O'Brien has made blocking parts of President Obama's Affordable Care Act, referred to as Obamacare, a priority throughout his term. The latest proposal would target the Medicaid expansion called for under the program.

'Obamacare will blow a hole in our state budget, plain and simple. We cannot allow this federal law to hijack our state finances with unfunded mandates,' O'Brien said.

EBT cards

Restricting the use of EBT cards is an issue that O'Brien has been advocating for since July, after a convenience store clerk was fired for refusing to let a man buy cigarettes with his benefit card.

The latest bill, O'Brien said, would be in line with welfare reform legislation he spearheaded this year.

'Next year, we will move forward to rein in the abuses of EBT cards by making sure that they are not being used to purchase alcohol, lottery tickets, tobacco, tattoos or other unnecessary items,' O'Brien said.

The full text of the proposed bills is not yet available.

The success of O'Brien's initiatives will depend largely on the outcome of the November election. Many of O'Brien's priority bills over the past two years were vetoed by Democratic Gov.
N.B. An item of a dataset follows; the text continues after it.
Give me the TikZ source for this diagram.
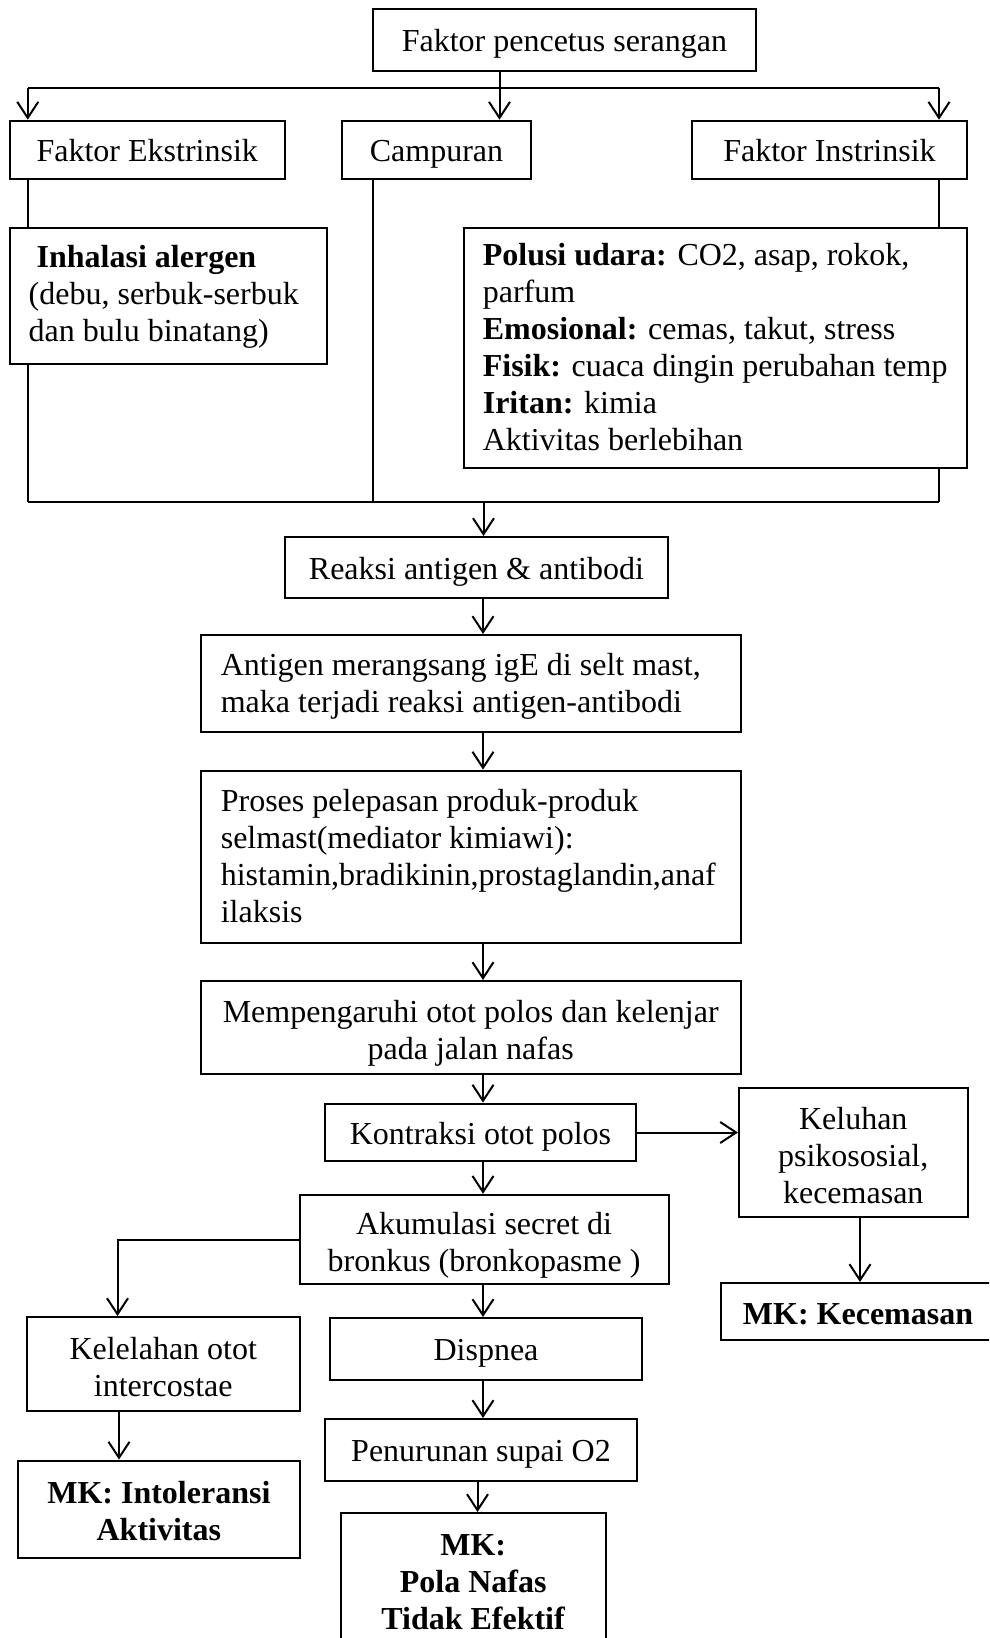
\documentclass[tikz,border=0pt]{standalone}
\usepackage{fontspec}
\setmainfont{Liberation Serif}
\usetikzlibrary{arrows.meta}
\newcommand{\mystrut}{\rule[-7pt]{0pt}{37pt}}
\newcommand{\tallstrut}[1]{\rule[-7pt]{0pt}{#1}}
\begin{document}
\begin{tikzpicture}[x=1pt,y=-1pt,
  every node/.style={font=\fontsize{32}{37}\selectfont, inner sep=0pt,
    execute at begin node=\mystrut, execute at end node=\mystrut},
  box/.style={draw, line width=2pt, rectangle, align=center},
  txt/.style={anchor=west, align=left, yshift=-2.5pt},
  ln/.style={line width=2pt},
  arr/.style={line width=2pt, -{Straight Barb[length=16pt,width=21pt]}}
]
\useasboundingbox (0,0) rectangle (989,1638);
\clip (0,0) rectangle (989,1638);

% top
\node[box, minimum width=383.3pt, minimum height=61.7pt] (T) at (564.4,39.9) {Faktor pencetus serangan};
\node[box, minimum width=275.5pt, minimum height=58.6pt] (E) at (147.25,150) {Faktor Ekstrinsik};
\node[box, minimum width=189pt, minimum height=58.6pt] (C) at (436.5,150) {Campuran};
\node[box, minimum width=275pt, minimum height=58.6pt] (I) at (829.5,150) {Faktor Instrinsik};

\node[box, minimum width=317.2pt, minimum height=136.3pt] (IA) at (168.1,295.85) {};
\node[txt, yshift=1.5pt] (IAt) at ([xshift=20pt]IA.west) {\hspace*{8pt}\textbf{Inhalasi alergen}\\(debu, serbuk-serbuk\\dan bulu binatang)};

\node[box, minimum width=503.4pt, minimum height=240.6pt] (PU) at (715.3,348) {};
\node[txt] (PUt) at ([xshift=20pt]PU.west) {\textbf{Polusi udara:} CO2, asap, rokok,\\parfum\\\textbf{Emosional:} cemas, takut, stress\\\textbf{Fisik:} cuaca dingin perubahan temp\\\textbf{Iritan:} kimia\\Aktivitas berlebihan};

% main column
\node[box, minimum width=383.5pt, minimum height=61.4pt] (RA) at (476.45,567.7) {Reaksi antigen \& antibodi};
\node[box, minimum width=540.2pt, minimum height=97.3pt] (AG) at (470.7,683.65) {};
\node[txt] (AGt) at ([xshift=21pt]AG.west) {Antigen merangsang igE di selt mast,\\maka terjadi reaksi antigen-antibodi};
\node[box, minimum width=540.2pt, minimum height=172.2pt] (PR) at (470.7,856.7) {};
\node[txt] (PRt) at ([xshift=21pt]PR.west) {Proses pelepasan produk-produk\\selmast(mediator kimiawi):\\histamin,bradikinin,prostaglandin,anaf\\ilaksis};
\node[box, minimum width=540.2pt, minimum height=93pt] (MP) at (470.7,1027.5) {\tallstrut{41pt}Mempengaruhi otot polos dan kelenjar\\pada jalan nafas};
\node[box, minimum width=311pt, minimum height=57.8pt] (KO) at (480.5,1132.5) {Kontraksi otot polos};
\node[box, minimum width=228.5pt, minimum height=129pt] (KE) at (853.25,1152) {\tallstrut{42pt}Keluhan\\psikososial,\\kecemasan};
\node[box, minimum width=284pt, minimum height=56.5pt] (MKK) at (863,1311.25) {};
\node[yshift=-2pt] (MKKt) at (858,1311.25) {\textbf{MK: Kecemasan}};
\node[box, minimum width=368.9pt, minimum height=89.65pt] (AK) at (484.05,1239.6) {\tallstrut{41pt}Akumulasi secret di\\bronkus (bronkopasme )};
\node[box, minimum width=273.5pt, minimum height=93.75pt] (KL) at (163.25,1363.9) {\tallstrut{42pt}Kelelahan otot\\intercostae};
\node[box, minimum width=282.3pt, minimum height=97.4pt] (MKI) at (158.85,1509.3) {\tallstrut{40pt}\textbf{MK: Intoleransi}\\\textbf{Aktivitas}};
\node[box, minimum width=312pt, minimum height=62pt] (DI) at (486,1349) {Dispnea};
\node[box, minimum width=312pt, minimum height=62pt] (PE) at (481,1450) {Penurunan supai O2};
\node[box, minimum width=264.5pt, minimum height=132pt] (MKP) at (473.25,1579) {\tallstrut{40pt}\textbf{MK:}\\\textbf{Pola Nafas}\\\textbf{Tidak Efektif}};

% coordinates
\coordinate (bm) at (499.5,88.3);
\coordinate (bl) at (27.75,88.3);
\coordinate (br) at (939,88.3);
\coordinate (jl) at (27.75,501.7);
\coordinate (jc) at (372.7,501.7);
\coordinate (jr) at (939,501.7);
\coordinate (jm) at (483.5,501.7);
\coordinate (colx) at (483,0);
\coordinate (kx) at (860,0);
\coordinate (lx) at (117.5,0);
\coordinate (lx2) at (119,0);
\coordinate (px) at (477.5,0);

% top connectors
\draw[ln] (T.south -| bm) -- (bm);
\draw[ln] (bl) -- (br);
\draw[arr] (bm) -- (C.north -| bm);
\draw[arr] (bl) -- (E.north -| bl);
\draw[arr] (br) -- (I.north -| br);

\draw[ln] (E.south -| bl) -- (IA.north -| bl);
\draw[ln] (IA.south -| bl) -- (jl);
\draw[ln] (C.south -| jc) -- (jc);
\draw[ln] (I.south -| br) -- (PU.north -| br);
\draw[ln] (PU.south -| br) -- (jr);
\draw[ln] (jl) -- (jr);
\draw[arr] (jm) -- (RA.north -| jm);

% column
\draw[arr] (RA.south -| colx) -- (AG.north -| colx);
\draw[arr] (AG.south -| colx) -- (PR.north -| colx);
\draw[arr] (PR.south -| colx) -- (MP.north -| colx);
\draw[arr] (MP.south -| colx) -- (KO.north -| colx);
\draw[arr] (KO.south -| colx) -- (AK.north -| colx);
\draw[arr] (AK.south -| colx) -- (DI.north -| colx);
\draw[arr] (DI.south -| colx) -- (PE.north -| colx);
\draw[arr] (PE.south -| px) -- (MKP.north -| px);

\draw[arr] (KO.east) -- (KO.east -| KE.west);
\draw[arr] (KE.south -| kx) -- (MKK.north -| kx);

\draw[arr] (AK.west) -| (KL.north -| lx);
\draw[arr] (KL.south -| lx2) -- (MKI.north -| lx2);
\end{tikzpicture}
\end{document}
Lynch, whose seat is up for grabs.

Rep. Cindy Rosenwald, D-Nashua, insisted that the agenda being pushed by O'Brien was out of touch with what New Hampshire voters want.

'Will we go forward with the same type of bipartisan, problem-solving approach provided by Gov. John Lynch, or we can go backward with the extreme ideas of Ovide Lamontagne and Bill O'Brien, ideas that hurt our middle-class families and our economy,' Rosenwald said during the conference call.